[Entries with chart source code]

□ □ □ □ □ □ □

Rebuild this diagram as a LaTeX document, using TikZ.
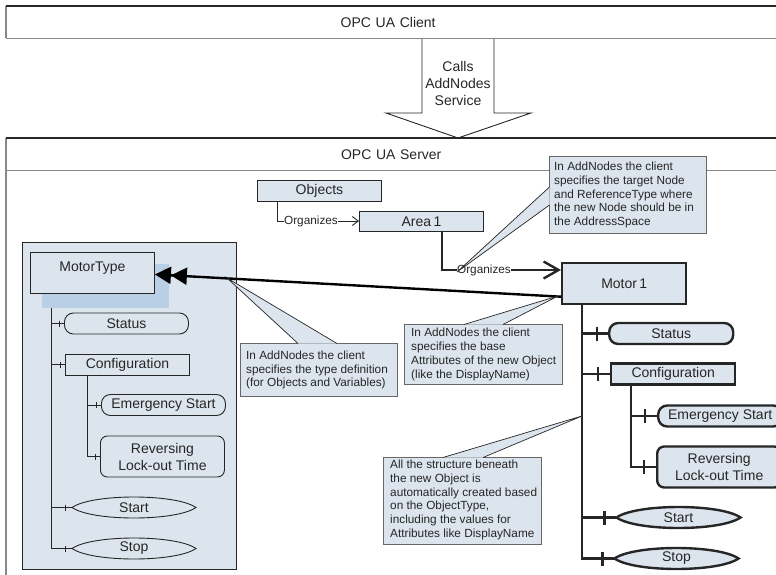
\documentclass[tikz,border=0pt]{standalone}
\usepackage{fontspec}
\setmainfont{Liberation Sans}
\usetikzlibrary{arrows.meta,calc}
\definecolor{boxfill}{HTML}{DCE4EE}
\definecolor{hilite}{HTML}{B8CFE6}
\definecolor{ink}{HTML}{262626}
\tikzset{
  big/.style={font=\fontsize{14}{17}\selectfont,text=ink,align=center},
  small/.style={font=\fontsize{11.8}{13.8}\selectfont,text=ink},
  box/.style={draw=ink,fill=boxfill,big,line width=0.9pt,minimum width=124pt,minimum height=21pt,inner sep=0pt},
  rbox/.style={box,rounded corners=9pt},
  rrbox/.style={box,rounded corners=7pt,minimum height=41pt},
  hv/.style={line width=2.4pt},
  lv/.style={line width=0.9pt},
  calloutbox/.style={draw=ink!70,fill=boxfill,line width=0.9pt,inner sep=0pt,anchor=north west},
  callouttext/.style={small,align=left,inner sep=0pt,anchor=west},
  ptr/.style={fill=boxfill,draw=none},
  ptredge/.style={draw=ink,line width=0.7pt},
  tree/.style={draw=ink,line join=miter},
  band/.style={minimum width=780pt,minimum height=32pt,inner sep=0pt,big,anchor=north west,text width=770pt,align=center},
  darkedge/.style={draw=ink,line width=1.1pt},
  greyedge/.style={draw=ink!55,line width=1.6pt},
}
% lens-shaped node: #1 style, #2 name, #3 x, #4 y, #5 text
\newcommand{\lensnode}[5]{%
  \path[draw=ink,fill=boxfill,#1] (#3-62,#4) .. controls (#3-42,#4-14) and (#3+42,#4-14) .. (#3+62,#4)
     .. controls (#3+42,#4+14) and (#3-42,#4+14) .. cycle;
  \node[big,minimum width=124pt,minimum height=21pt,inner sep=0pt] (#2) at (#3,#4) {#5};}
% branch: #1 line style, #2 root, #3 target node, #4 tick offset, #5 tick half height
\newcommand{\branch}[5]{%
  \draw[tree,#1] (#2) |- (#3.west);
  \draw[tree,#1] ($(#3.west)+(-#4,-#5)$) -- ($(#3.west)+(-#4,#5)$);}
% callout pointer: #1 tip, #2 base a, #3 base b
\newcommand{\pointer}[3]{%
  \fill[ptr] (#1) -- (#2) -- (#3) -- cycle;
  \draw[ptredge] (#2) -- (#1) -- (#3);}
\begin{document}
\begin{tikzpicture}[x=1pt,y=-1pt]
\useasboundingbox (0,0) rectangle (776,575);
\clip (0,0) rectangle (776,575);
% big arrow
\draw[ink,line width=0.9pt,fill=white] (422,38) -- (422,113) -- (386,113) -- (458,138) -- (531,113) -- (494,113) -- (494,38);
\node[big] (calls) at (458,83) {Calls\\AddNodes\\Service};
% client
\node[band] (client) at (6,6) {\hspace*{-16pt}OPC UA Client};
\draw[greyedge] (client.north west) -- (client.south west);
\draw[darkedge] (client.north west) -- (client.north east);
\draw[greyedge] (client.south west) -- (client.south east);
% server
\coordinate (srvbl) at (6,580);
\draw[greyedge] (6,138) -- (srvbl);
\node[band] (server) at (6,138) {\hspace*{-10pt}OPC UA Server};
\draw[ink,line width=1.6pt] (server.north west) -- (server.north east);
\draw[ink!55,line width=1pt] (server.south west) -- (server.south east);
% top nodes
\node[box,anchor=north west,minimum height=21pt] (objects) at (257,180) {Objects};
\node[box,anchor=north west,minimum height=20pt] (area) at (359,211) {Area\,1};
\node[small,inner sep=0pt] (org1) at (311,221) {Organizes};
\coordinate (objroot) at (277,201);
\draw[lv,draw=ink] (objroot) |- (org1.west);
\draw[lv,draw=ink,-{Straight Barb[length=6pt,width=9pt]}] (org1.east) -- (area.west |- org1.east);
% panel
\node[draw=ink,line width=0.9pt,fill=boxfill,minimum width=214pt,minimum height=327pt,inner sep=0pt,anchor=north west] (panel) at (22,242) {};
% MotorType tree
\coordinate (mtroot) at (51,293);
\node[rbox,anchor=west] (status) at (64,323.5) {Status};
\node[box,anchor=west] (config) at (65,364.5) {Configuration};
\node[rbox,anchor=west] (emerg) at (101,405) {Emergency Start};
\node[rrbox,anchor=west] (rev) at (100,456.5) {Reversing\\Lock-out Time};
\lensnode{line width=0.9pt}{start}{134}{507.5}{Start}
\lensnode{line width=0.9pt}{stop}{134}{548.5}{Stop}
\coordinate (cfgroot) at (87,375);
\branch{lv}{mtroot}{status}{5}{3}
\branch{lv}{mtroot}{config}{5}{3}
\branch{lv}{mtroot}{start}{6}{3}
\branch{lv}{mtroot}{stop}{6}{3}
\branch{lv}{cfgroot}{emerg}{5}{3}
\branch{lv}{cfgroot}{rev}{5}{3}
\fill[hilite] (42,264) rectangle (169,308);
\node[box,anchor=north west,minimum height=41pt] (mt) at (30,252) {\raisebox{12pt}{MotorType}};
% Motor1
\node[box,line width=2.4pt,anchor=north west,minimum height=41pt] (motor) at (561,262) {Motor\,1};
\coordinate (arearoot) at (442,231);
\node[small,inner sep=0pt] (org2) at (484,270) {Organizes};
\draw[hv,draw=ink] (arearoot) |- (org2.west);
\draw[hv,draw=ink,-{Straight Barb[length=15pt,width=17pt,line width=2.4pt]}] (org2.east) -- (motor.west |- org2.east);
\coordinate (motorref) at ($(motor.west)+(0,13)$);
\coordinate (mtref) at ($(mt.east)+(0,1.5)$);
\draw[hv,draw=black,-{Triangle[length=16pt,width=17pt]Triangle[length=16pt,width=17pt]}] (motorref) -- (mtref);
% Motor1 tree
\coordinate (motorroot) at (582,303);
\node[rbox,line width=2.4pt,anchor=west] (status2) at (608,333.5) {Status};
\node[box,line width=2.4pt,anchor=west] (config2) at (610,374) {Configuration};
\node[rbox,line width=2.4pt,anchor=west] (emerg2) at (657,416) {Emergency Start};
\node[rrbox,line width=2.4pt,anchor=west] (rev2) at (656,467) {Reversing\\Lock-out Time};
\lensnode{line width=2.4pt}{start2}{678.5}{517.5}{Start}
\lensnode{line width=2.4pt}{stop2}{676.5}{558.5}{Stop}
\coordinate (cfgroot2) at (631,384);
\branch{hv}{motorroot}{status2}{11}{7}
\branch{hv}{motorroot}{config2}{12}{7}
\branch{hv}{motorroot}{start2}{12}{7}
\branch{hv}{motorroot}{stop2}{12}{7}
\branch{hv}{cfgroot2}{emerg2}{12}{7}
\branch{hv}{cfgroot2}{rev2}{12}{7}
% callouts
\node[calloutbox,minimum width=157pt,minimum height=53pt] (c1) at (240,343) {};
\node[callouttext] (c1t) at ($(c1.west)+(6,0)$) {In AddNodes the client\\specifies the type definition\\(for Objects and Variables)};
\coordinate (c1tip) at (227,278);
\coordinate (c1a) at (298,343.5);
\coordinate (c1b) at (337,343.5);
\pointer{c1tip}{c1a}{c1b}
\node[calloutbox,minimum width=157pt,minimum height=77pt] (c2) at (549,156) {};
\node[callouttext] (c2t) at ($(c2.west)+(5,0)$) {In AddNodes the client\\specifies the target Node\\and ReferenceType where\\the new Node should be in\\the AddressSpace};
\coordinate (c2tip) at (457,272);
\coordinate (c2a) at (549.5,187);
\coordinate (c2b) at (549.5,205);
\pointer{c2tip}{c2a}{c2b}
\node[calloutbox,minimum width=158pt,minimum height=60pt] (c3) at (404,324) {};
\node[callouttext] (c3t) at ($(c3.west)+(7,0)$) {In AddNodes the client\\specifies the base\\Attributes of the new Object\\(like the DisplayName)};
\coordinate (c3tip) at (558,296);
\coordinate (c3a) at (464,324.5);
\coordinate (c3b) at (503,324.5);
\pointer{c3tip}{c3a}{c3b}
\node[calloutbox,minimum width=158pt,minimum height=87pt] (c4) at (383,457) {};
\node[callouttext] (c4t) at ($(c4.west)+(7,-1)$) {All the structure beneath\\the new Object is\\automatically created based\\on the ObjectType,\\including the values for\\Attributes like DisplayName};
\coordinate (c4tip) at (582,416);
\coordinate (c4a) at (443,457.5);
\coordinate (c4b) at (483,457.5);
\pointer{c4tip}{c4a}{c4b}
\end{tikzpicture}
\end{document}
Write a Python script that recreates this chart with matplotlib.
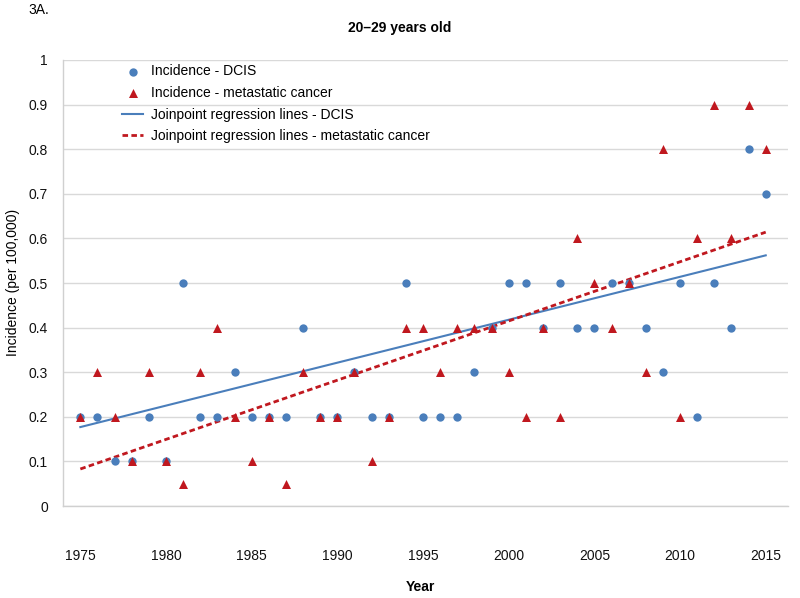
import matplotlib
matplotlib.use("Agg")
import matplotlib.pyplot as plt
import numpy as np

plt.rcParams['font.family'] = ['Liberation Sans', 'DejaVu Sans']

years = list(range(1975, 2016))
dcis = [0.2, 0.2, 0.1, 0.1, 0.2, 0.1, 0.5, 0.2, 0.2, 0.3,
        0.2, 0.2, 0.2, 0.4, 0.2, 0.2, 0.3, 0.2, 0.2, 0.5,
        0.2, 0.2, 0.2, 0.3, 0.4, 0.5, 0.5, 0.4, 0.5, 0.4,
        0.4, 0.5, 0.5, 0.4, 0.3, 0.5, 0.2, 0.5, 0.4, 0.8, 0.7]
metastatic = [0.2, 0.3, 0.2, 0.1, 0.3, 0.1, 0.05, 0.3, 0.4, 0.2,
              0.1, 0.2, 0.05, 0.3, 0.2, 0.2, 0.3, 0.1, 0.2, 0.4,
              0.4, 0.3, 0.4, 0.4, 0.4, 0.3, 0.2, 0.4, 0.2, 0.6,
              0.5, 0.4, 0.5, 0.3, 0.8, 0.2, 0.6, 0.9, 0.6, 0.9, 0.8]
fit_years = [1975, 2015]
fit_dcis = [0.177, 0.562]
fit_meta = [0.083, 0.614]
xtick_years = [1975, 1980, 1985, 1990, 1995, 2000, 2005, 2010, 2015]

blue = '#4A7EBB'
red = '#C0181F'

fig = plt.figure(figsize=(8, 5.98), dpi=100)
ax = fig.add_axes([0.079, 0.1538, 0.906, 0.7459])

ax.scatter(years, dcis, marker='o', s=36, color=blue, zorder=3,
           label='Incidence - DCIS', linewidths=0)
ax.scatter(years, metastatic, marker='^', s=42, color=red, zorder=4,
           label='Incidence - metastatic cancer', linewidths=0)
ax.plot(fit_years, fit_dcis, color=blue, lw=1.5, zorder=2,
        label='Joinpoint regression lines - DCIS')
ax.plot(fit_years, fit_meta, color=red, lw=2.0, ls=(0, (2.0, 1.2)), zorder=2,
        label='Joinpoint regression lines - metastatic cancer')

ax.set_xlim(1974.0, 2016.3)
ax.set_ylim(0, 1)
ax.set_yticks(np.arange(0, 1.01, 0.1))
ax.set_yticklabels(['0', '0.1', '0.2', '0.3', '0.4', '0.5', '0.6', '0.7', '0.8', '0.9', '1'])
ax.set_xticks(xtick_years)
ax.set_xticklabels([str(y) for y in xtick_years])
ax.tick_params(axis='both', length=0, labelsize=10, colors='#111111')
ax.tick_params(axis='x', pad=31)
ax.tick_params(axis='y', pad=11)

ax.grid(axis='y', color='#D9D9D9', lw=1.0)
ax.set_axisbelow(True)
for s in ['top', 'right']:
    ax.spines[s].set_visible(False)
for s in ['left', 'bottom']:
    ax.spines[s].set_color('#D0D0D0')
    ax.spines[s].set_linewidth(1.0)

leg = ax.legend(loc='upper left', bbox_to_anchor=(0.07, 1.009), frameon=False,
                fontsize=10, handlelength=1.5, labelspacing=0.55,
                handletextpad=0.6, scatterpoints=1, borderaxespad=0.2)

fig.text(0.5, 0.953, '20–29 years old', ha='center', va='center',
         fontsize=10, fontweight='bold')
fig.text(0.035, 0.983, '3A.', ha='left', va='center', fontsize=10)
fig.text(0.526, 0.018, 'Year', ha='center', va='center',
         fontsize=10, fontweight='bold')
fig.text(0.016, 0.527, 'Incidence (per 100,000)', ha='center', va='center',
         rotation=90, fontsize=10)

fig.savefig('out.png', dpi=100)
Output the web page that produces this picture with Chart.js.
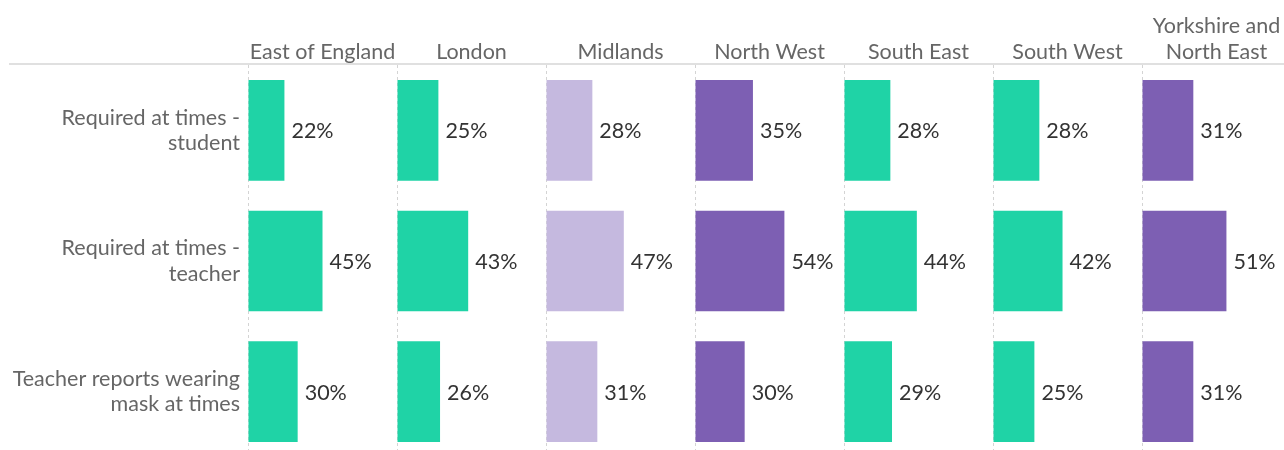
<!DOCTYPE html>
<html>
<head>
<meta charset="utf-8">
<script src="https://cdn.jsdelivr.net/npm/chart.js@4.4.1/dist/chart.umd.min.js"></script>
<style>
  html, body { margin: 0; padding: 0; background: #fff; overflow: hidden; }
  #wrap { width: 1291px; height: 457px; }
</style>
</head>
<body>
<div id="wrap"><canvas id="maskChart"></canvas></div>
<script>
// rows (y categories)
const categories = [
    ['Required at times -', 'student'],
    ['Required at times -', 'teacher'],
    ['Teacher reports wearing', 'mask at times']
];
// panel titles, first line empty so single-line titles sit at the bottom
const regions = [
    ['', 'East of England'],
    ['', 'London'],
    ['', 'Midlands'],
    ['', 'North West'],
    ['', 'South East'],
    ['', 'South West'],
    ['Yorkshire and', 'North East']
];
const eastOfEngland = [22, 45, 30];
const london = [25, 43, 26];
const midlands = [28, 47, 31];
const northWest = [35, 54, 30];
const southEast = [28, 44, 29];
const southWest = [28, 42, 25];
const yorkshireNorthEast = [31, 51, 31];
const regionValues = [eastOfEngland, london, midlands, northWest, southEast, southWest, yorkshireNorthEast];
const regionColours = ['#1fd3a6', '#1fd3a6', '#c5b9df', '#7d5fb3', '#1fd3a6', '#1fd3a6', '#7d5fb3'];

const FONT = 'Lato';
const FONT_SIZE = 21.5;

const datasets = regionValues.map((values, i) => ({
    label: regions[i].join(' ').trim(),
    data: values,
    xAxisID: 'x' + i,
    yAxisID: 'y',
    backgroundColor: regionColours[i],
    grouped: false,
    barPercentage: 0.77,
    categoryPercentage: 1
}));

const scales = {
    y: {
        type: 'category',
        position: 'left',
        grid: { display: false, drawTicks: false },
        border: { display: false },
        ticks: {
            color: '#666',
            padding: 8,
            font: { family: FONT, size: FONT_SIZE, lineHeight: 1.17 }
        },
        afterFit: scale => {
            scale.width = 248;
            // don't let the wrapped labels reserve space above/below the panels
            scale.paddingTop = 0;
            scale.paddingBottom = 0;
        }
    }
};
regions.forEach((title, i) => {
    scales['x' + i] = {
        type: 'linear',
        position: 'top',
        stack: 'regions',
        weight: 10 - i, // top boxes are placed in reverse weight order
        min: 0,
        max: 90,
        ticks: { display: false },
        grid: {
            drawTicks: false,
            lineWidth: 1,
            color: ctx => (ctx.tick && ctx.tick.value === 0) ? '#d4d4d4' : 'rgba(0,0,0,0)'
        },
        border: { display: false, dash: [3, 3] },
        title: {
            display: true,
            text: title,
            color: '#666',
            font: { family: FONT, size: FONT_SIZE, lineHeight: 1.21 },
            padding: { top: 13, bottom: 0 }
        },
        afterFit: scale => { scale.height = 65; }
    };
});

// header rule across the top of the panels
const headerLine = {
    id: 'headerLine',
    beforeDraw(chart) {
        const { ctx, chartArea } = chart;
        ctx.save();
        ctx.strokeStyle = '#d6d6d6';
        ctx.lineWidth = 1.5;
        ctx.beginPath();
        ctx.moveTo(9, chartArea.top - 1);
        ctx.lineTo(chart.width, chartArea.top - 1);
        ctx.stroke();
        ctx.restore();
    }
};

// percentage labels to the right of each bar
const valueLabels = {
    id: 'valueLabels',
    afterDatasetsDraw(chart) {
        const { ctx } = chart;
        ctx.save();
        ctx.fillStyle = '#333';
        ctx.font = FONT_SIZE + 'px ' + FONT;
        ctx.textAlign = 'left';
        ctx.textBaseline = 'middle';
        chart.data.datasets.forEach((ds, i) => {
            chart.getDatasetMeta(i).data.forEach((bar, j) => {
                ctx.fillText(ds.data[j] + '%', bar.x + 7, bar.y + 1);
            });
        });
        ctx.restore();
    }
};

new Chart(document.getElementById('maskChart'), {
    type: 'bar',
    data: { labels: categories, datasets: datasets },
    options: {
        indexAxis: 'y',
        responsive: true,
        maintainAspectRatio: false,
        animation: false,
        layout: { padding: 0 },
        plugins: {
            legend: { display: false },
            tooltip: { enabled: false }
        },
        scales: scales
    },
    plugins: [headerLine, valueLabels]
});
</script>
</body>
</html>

□ □ □ □ □ □ □

Written instruction → Within the entries above, give again exactly the lines starting at the one that contains "Write a Python" and ending at the one that contains "plt.rcParams['font.family'] = ['Liberation", leaving out the pictures.

Response →
Write a Python script that recreates this chart with matplotlib.
import matplotlib
matplotlib.use("Agg")
import matplotlib.pyplot as plt
import numpy as np

plt.rcParams['font.family'] = ['Liberation Sans', 'DejaVu Sans']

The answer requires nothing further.